As long as the margin is right, it is now easy for every company to measure its business processes and have their CO2 footprint offset. And you're already sustainable, aren't you?
Not even close.
First of all, it is important to understand that measuring the carbon footprint usually consists of two parts, one of which is often grossly neglected. The Company Carbon Footprint (CCF) records all of a company's administrative processes, such as the office's energy requirements or employees' travel. The product carbon footprint (PCF), on the other hand, refers to the life cycle of the manufactured products.
While measuring the CCF is usually quite simple and (depending on the company) also cheap, the PCF is much more complex... and often more expensive. Unfortunately, many brands already describe themselves as climate-neutral, even though they have not analyzed their PCF, let alone offset it.
But even those who do it shouldn't stop there. Because a company that actually pays attention to the climate has a lot more to do.
Compensation should only be the last step. And actually not even that. Seriously carbon neutral companies are in a permanent loop. They measure their emissions, implement measures to reduce them, measure them again and offset them. And then all over again.
This is exactly how WINQS is set up. By using climate-friendly materials such as algae, wood, castor beans and recycled fabrics, and by optimizing production processes and supply chains, we are initially reducing our carbon footprint significantly compared to conventional sports brands.
After production, we work with the independent organization myclimate to measure the life cycle of each product - from the extraction and processing of the materials, through transport and packaging, to use and disposal.
Life cycle completely measured
Many other brands, often the very big ones, who are particularly vocal about the supposed climate-friendliness of some of their articles, do not take the whole life cycle issue very seriously - to put it mildly. It is not uncommon for information on the material or the necessary disposal to be missing from the breakdown.

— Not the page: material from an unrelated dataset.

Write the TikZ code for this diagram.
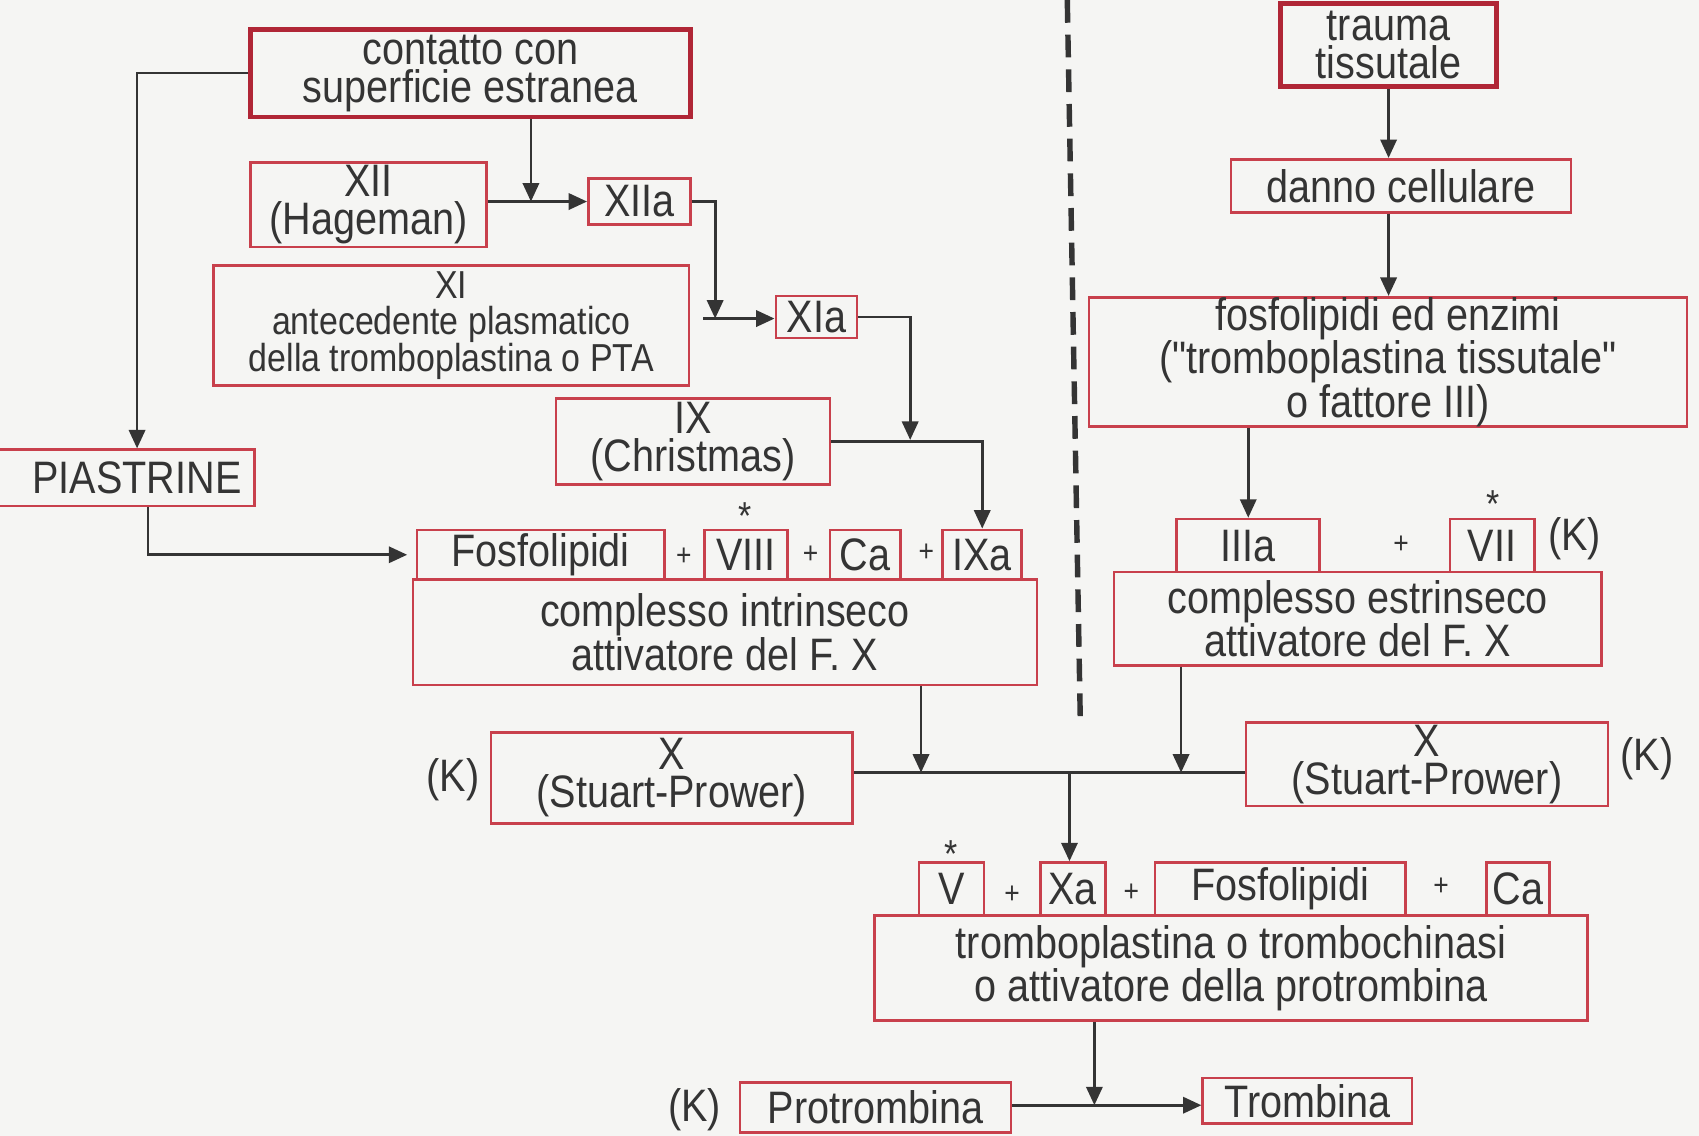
\documentclass[tikz,border=0pt]{standalone}
\usepackage{fontspec}
\newfontfamily\diagfont[FakeStretch=0.87]{Liberation Sans}
\usepackage{tikz}
\usetikzlibrary{arrows.meta}
\usepackage{xcolor}
\definecolor{cfred}{RGB}{200,64,76}
\definecolor{cfdarkred}{RGB}{176,38,54}
\definecolor{cfgray}{RGB}{52,52,52}
\definecolor{cfpaper}{RGB}{245,245,243}
\tikzstyle{arrow} = [line width=2.5pt,-{Triangle[length=17pt,width=15pt]},color=cfgray]
\tikzstyle{link} = [line width=2.5pt,color=cfgray]
\tikzstyle{factorbox} = [rectangle, draw=cfred, line width=2.4pt, inner sep=0pt, align=center, text=cfgray, font=\diagfont\fontsize{42}{35}\selectfont]
\tikzstyle{sourcebox} = [factorbox, draw=cfdarkred, line width=4.5pt]
\tikzstyle{plussign} = [inner sep=0pt, text=cfgray, font=\diagfont\fontsize{28}{28}\selectfont]
\tikzstyle{starsign} = [inner sep=0pt, text=cfgray, font=\diagfont\fontsize{36}{36}\selectfont]
\tikzstyle{klabel} = [inner sep=0pt, text=cfgray, font=\diagfont\fontsize{42}{35}\selectfont]

\begin{document}
\begin{tikzpicture}[x=1pt, y=-1pt]
    % Paper
    \fill[cfpaper] (0,0) rectangle (1568,1048);
    \useasboundingbox (0,0) rectangle (1568,1048);
    \clip (0,0) rectangle (1568,1048);

    % Divider between the two pathways
    \draw[line width=5pt, cfgray, dash pattern=on 21pt off 11pt] (985,0) -- (997,665);

    % Intrinsic pathway
    \node[sourcebox, minimum width=406pt, minimum height=81pt] (contatto) at (434,67.5) {contatto con\\superficie estranea};
    \node[factorbox, minimum width=218pt, minimum height=78pt] (hageman) at (340,189) {XII\\(Hageman)};
    \node[factorbox, minimum width=94pt, minimum height=42pt] (xiia) at (590,186) {XIIa};
    \node[factorbox, minimum width=439pt, minimum height=111pt, font=\diagfont\fontsize{36}{33}\selectfont] (xi) at (416.5,300.5) {XI\\antecedente plasmatico\\della tromboplastina o PTA};
    \node[factorbox, minimum width=75pt, minimum height=39pt] (xia) at (753.5,292.5) {XIa};
    \node[factorbox, minimum width=253pt, minimum height=79pt] (christmas) at (639.5,407.5) {IX\\(Christmas)};
    \node[factorbox, minimum width=245pt, minimum height=52pt] (piastrine) at (112.5,441) {\hspace*{28pt}PIASTRINE};

    % Intrinsic complex
    \node[factorbox, minimum width=576pt, minimum height=97pt] (intrinseco) at (669,583.5) {complesso intrinseco\\attivatore del F. X};
    \node[factorbox, minimum width=228pt, minimum height=46pt] (fosfoint) at (499,512) {Fosfolipidi};
    \node[factorbox, minimum width=77pt, minimum height=46pt] (viii) at (688.5,512) {VIII};
    \node[factorbox, minimum width=65pt, minimum height=46pt] (caint) at (798.5,512) {Ca};
    \node[factorbox, minimum width=73pt, minimum height=46pt] (ixa) at (906.5,512) {IXa};
    \node[plussign] (p1) at (631,514) {+};
    \node[plussign] (p2) at (748,512) {+};
    \node[plussign] (p3) at (855,510) {+};
    \node[starsign] (s1) at (688,476) {*};

    % Extrinsic pathway
    \node[sourcebox, minimum width=199pt, minimum height=77pt] (trauma) at (1281.5,41.5) {trauma\\tissutale};
    \node[factorbox, minimum width=314pt, minimum height=49pt] (danno) at (1293,171.5) {danno cellulare};
    \node[factorbox, minimum width=552pt, minimum height=112pt] (fosfoenz) at (1281,334) {fosfolipidi ed enzimi\\("tromboplastina tissutale"\\o fattore III)};

    % Extrinsic complex
    \node[factorbox, minimum width=450pt, minimum height=86pt] (estrinseco) at (1253,571) {complesso estrinseco\\attivatore del F. X};
    \node[factorbox, minimum width=132pt, minimum height=49pt] (iiia) at (1152,503.5) {IIIa};
    \node[factorbox, minimum width=78pt, minimum height=49pt] (vii) at (1377,503.5) {VII};
    \node[plussign] (p4) at (1293,503) {+};
    \node[starsign] (s2) at (1378,465) {*};
    \node[klabel] (k1) at (1453,497) {(K)};

    % Factor X
    \node[factorbox, minimum width=334pt, minimum height=84pt] (stuartl) at (620,718) {X\\(Stuart-Prower)};
    \node[factorbox, minimum width=334pt, minimum height=77pt] (stuartr) at (1317,705.5) {X\\(Stuart-Prower)};
    \node[klabel] (k2) at (418,720) {(K)};
    \node[klabel] (k3) at (1520,700) {(K)};

    % Prothrombin activator
    \node[factorbox, minimum width=658pt, minimum height=97pt] (tromboplastina) at (1136,893.5) {tromboplastina o trombochinasi\\o attivatore della protrombina};
    \node[factorbox, minimum width=60pt, minimum height=49pt] (v) at (878,820.5) {V};
    \node[factorbox, minimum width=60pt, minimum height=49pt] (xa) at (990,820.5) {Xa};
    \node[factorbox, minimum width=231pt, minimum height=49pt] (fosfoprot) at (1181.5,820.5) {Fosfolipidi};
    \node[factorbox, minimum width=58pt, minimum height=49pt] (caprot) at (1401,820.5) {Ca};
    \node[plussign] (p5) at (934,826) {+};
    \node[plussign] (p6) at (1044,824) {+};
    \node[plussign] (p7) at (1330,818) {+};
    \node[starsign] (s3) at (878,788) {*};

    % Thrombin
    \node[factorbox, minimum width=250pt, minimum height=46pt] (protrombina) at (808,1022) {Protrombina};
    \node[factorbox, minimum width=193pt, minimum height=42pt] (trombina) at (1206.5,1016) {Trombina};
    \node[klabel] (k4) at (641,1024) {(K)};

    % Junctions
    \coordinate (j1) at (490,186);
    \coordinate (j2) at (660,294);
    \coordinate (j3) at (840,406);
    \coordinate (j4) at (850,713);
    \coordinate (j5) at (1090,713);
    \coordinate (j6) at (987,713);
    \coordinate (j7) at (1010,1020);

    % Intrinsic connections
    \draw[arrow] (contatto.west) -| ([xshift=14pt]piastrine.north);
    \draw[arrow] (contatto.south -| j1) -- (j1);
    \draw[arrow] (hageman.east |- xiia.west) -- (xiia.west);
    \draw[arrow] (xiia.east) -| (j2);
    \draw[arrow, shorten <=12pt] (xi.east |- j2) -- (xia.west |- j2);
    \draw[arrow] (xia.east) -| (j3);
    \draw[arrow] (christmas.east) -| (ixa.north);
    \draw[arrow, shorten >=8pt] ([xshift=24pt]piastrine.south) |- (fosfoint.west);

    % Extrinsic connections
    \draw[arrow] (trauma.south) -- (trauma.south |- danno.north);
    \draw[arrow] (trauma.south |- danno.south) -- (trauma.south |- fosfoenz.north);
    \draw[arrow] (iiia.north |- fosfoenz.south) -- (iiia.north);

    % Common pathway
    \draw[arrow] (intrinseco.south -| j4) -- (j4);
    \draw[arrow] (estrinseco.south -| j5) -- (j5);
    \draw[link] (stuartl.east |- j4) -- (stuartr.west |- j4);
    \draw[arrow] (j6) -- (j6 |- xa.north);
    \draw[arrow] (tromboplastina.south -| j7) -- (j7);
    \draw[arrow] (protrombina.east |- j7) -- (trombina.west |- j7);
\end{tikzpicture}
\end{document}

A frequent problem are the climate protection projects that serve to offset the emissions caused. First of all, the principle is logical: the company finances a project that removes at least as much CO2 from the atmosphere over a certain period of time as the company put into it.
Unfortunately, many projects are not very transparent and are based on hypotheses. For example, if a company pays for a piece of rainforest not to be cut down, it is sometimes not clear whether this would actually have happened. Some projects are even harmful because they do not take local conditions into account, and in rare cases land is stolen.
When compensation really helps
It is therefore extremely important to check climate protection projects properly and to pay attention to the corresponding certificates. Are the CO2 savings measurable? Are there constant controls? Are the local people also helped beyond the compensation?
Although the associated CO2 compensation certificates do not enjoy the very best reputation for the reasons mentioned, they can still be an important instrument in the fight against climate change. Because only in this way can companies also clean up the rest behind them. At least as good as possible.
However, the most helpful measure remains the reduction of your own emissions. Because only this helps to reduce the original footprint in a binding manner and provides a transparent statement as to whether a company really takes its sustainable change seriously.